Few people stand out in the ranching history of early Alberta like John Ware. Born into slavery in the American South, Ware spent much of his youth picking cotton on a plantation in South Carolina. When he left the plantation as a young man, he spent several years working the round-up in Texas before heading north to Alberta, rising to fame thanks to his great horse riding talents. John Ware was a true pioneer, making his reputation in society with actions rather than words. His skills on a horse, honesty, and hard work earned him the respect of fellow cattlemen at a time when acceptance of racial minorities in Alberta was not common.
John arrived in Alberta on a cattle drive from Idaho in 1882. In 1892 he married a local girl by the name of Mildred Lewis.

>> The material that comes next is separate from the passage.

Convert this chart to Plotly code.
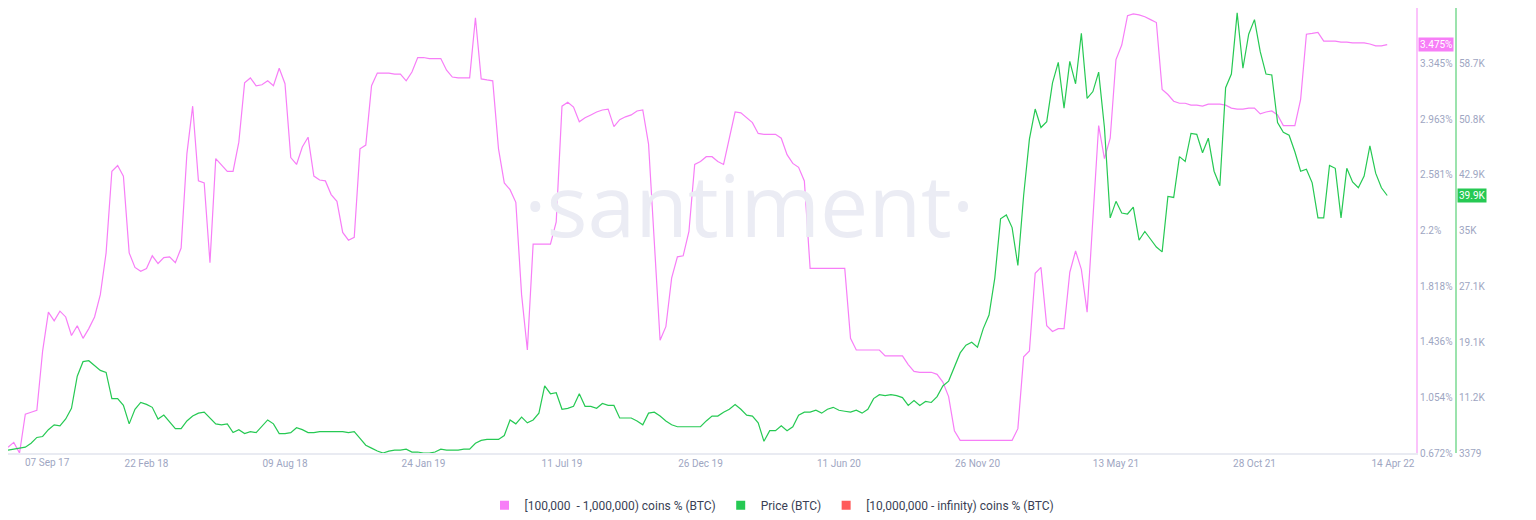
import pandas as pd
import plotly.graph_objects as go

dates = pd.date_range(start="2017-09-07", periods=240, freq="7D")

holders_pct = [
0.712,0.745,0.672,0.939,0.952,0.965,1.372,1.639,1.579,1.646,1.606,1.479,1.546,1.459,1.526,1.606,1.759,2.046,2.606,2.646,
2.573,2.046,1.946,1.919,1.939,2.026,1.973,2.013,2.019,1.979,2.079,2.726,3.053,2.540,2.526,1.979,2.693,2.653,2.606,2.606,
2.806,3.213,3.247,3.193,3.200,3.227,3.193,3.313,3.207,2.700,2.653,2.773,2.840,2.573,2.546,2.540,2.446,2.400,2.186,2.133,
2.153,2.760,2.786,3.193,3.280,3.280,3.280,3.273,3.273,3.227,3.287,3.387,3.387,3.380,3.380,3.380,3.300,3.253,3.247,3.247,
3.247,3.660,3.240,3.233,3.227,2.760,2.526,2.480,2.393,1.759,1.379,2.106,2.106,2.106,2.106,2.259,3.053,3.080,3.047,2.946,
2.973,2.993,3.013,3.027,3.033,2.913,2.960,2.980,2.993,3.020,3.027,2.793,2.113,1.446,1.539,1.873,2.019,2.026,2.193,2.653,
2.673,2.706,2.706,2.673,2.653,2.826,3.013,3.007,2.973,2.940,2.866,2.860,2.860,2.860,2.833,2.720,2.660,2.633,2.540,1.939,
1.939,1.939,1.939,1.939,1.939,1.939,1.459,1.379,1.379,1.379,1.379,1.379,1.339,1.339,1.339,1.339,1.279,1.232,1.226,1.226,
1.226,1.212,1.159,1.059,0.825,0.759,0.759,0.759,0.759,0.759,0.759,0.759,0.759,0.759,0.759,0.839,1.332,1.372,1.906,1.946,
1.546,1.506,1.526,1.526,1.913,2.059,1.933,1.639,2.313,2.920,2.693,2.833,3.373,3.473,3.674,3.687,3.680,3.667,3.647,3.627,
3.167,3.133,3.087,3.073,3.073,3.060,3.060,3.053,3.067,3.067,3.067,3.060,3.040,3.033,3.033,3.040,3.040,3.000,3.013,3.020,
2.993,2.920,2.920,2.920,3.100,3.547,3.553,3.560,3.500,3.500,3.500,3.493,3.493,3.487,3.487,3.487,3.480,3.467,3.467,3.475]

price = [
3793,3931,4069,4207,4759,5588,5726,6692,7382,7244,8210,9729,14284,16355,16493,15803,15113,14836,11106,11106,
10143,7520,9591,10557,10281,9867,8210,8762,7796,6830,6830,7934,8625,9039,9177,8348,7520,7382,7520,6278,
6692,6140,6416,6278,7106,8072,7520,6140,6140,6278,6968,6692,6278,6278,6416,6416,6416,6416,6416,6278,
6416,5450,4483,4069,3655,3379,3655,3793,3793,3931,3517,3517,3379,3379,3517,3931,3793,3793,3793,3931,
3931,4759,5174,5312,5312,5312,5864,8072,7520,8486,7658,8072,9039,12904,11799,11937,9591,9729,10005,11799,
10005,10005,9729,10419,10143,10143,8348,8348,8348,7934,7382,9039,9177,8625,7934,7382,7106,7106,7106,7106,
7106,7934,8625,8625,9177,9591,10281,9591,8762,8625,7658,5035,6554,6554,7244,6554,7106,8762,9177,9177,
9453,9039,9591,9867,9453,9315,9177,9453,9039,9591,11106,11661,11523,11661,11523,11247,10143,10833,10143,10695,
10557,11385,12904,13594,15527,17597,18701,19115,18425,21048,22981,28226,36647,37199,35404,30021,39960,47966,52245,49622,
50450,55972,58871,52383,59009,55834,63012,53764,54730,57491,49622,36785,39131,37475,37337,38303,33610,34852,33748,32643,
31953,39822,39684,45481,44791,48794,48656,46033,48104,43411,41340,55282,57215,65911,58043,62874,64945,60389,57215,57077,
50313,48932,48518,46171,43411,43687,41754,36785,36785,44239,43825,36785,43825,41892,41064,42720,47000,43135,41064,39960]

x_ticks = ["2018-02-22","2018-08-09","2019-01-24","2019-07-11","2019-12-26",
           "2020-06-11","2020-11-26","2021-05-13","2021-10-28","2022-04-14"]
x_ticktext = ["22 Feb 18","09 Aug 18","24 Jan 19","11 Jul 19","26 Dec 19",
              "11 Jun 20","26 Nov 20","13 May 21","28 Oct 21","14 Apr 22"]
first_tick = "07 Sep 17"
pct_ticks = [0.672,1.054,1.436,1.818,2.2,2.581,2.963,3.345,3.727]
pct_text = ["0.672%","1.054%","1.436%","1.818%","2.2%","2.581%","2.963%","3.345%","3.727%"]
price_ticks = [3379,11200,19100,27100,35000,42900,50800,58700,66600]
price_text = ["3379","11.2K","19.1K","27.1K","35K","42.9K","50.8K","58.7K","66.6K"]
legend_names = ["[100,000  - 1,000,000) coins % (BTC)", "Price (BTC)", "[10,000,000 - infinity) coins % (BTC)"]
legend_colors = ["#f77ef7", "#26c953", "#ff5b5b"]

PINK = "#f77ef7"
GREEN = "#26c953"
TICK = "#9ea6c2"

fig = go.Figure()
fig.add_trace(go.Scatter(x=dates, y=holders_pct, mode="lines", line=dict(color=PINK, width=1.2),
                         yaxis="y", showlegend=False))
fig.add_trace(go.Scatter(x=dates, y=price, mode="lines", line=dict(color=GREEN, width=1.2),
                         yaxis="y2", showlegend=False))
for n, c in zip(legend_names, legend_colors):
    fig.add_trace(go.Scatter(x=[None], y=[None], mode="markers", name=n,
                             marker=dict(symbol="square", size=9, color=c)))

fig.update_layout(
    width=1528, height=512, paper_bgcolor="white", plot_bgcolor="white",
    margin=dict(l=0, r=0, t=0, b=57),
    font=dict(family="Roboto, sans-serif", color=TICK, size=10),
    xaxis=dict(domain=[0, 0.9215], range=["2017-09-07", "2022-05-12"], tickvals=x_ticks,
               ticktext=x_ticktext, showgrid=False, showline=True, linecolor="#e9ebf2",
               linewidth=2, ticks="", tickfont=dict(size=10, color=TICK), zeroline=False),
    yaxis=dict(side="right", range=[0.672, 3.727], tickvals=pct_ticks, ticktext=pct_text,
               showgrid=False, showline=True, linecolor="#fbc3fb", linewidth=2, zeroline=False,
               tickfont=dict(size=10, color=TICK), anchor="x"),
    yaxis2=dict(overlaying="y", side="right", anchor="free", position=0.9476,
                range=[3379, 66600], tickvals=price_ticks, ticktext=price_text,
                showgrid=False, showline=True, linecolor="#9be3ad", linewidth=2, zeroline=False,
                tickfont=dict(size=10, color=TICK)),
    legend=dict(orientation="h", x=0.5, xanchor="center", y=-0.085, yanchor="top",
                font=dict(size=12, color="#3a3f55", family="Roboto, sans-serif"),
                itemwidth=30, tracegroupgap=0),
)
fig.add_annotation(x=0.0095, y=0, xref="paper", yref="paper", yanchor="top", yshift=-2,
                   text=first_tick, showarrow=False, font=dict(size=10, color=TICK))
fig.add_annotation(x=0.485, y=0.56, xref="paper", yref="paper", text="·santiment·",
                   showarrow=False, font=dict(size=86, color="#ebecf4", family="Open Sans, sans-serif"))
fig.add_annotation(x=0.9225, y=holders_pct[-1], xref="paper", yref="y", text="3.475%",
                   showarrow=False, bgcolor=PINK, font=dict(color="white", size=10), xanchor="left",
                   borderpad=1)
fig.add_annotation(x=0.9486, y=price[-1], xref="paper", yref="y2", text="39.9K",
                   showarrow=False, bgcolor=GREEN, font=dict(color="white", size=10), xanchor="left",
                   borderpad=1)
fig.write_html("out.html")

By 1900 the couple had five children and, although he had worked for both the Bar U and Quorn Ranches, Ware moved his family from the Calgary area to a spot along the Red Deer River in 1902. There he bought a large piece of land and built a cabin of spruce logs right on the riverbank.
Life on the prairies in the early days was tough. Shortly after the cabin was built, the river flooded and his home was swept away. Saving what logs he could, John re-built the cabin on higher ground overlooking a stream, now called Ware Creek. But the family did not live on the new site for long. In the spring of 1905, Mildred died of pneumonia. In September of the same year John himself was killed when his horse tripped and crushed him. His funeral, held in Calgary, was the largest in that young city's history. Afterwards, the children left to live with their grandparents and the property was sold.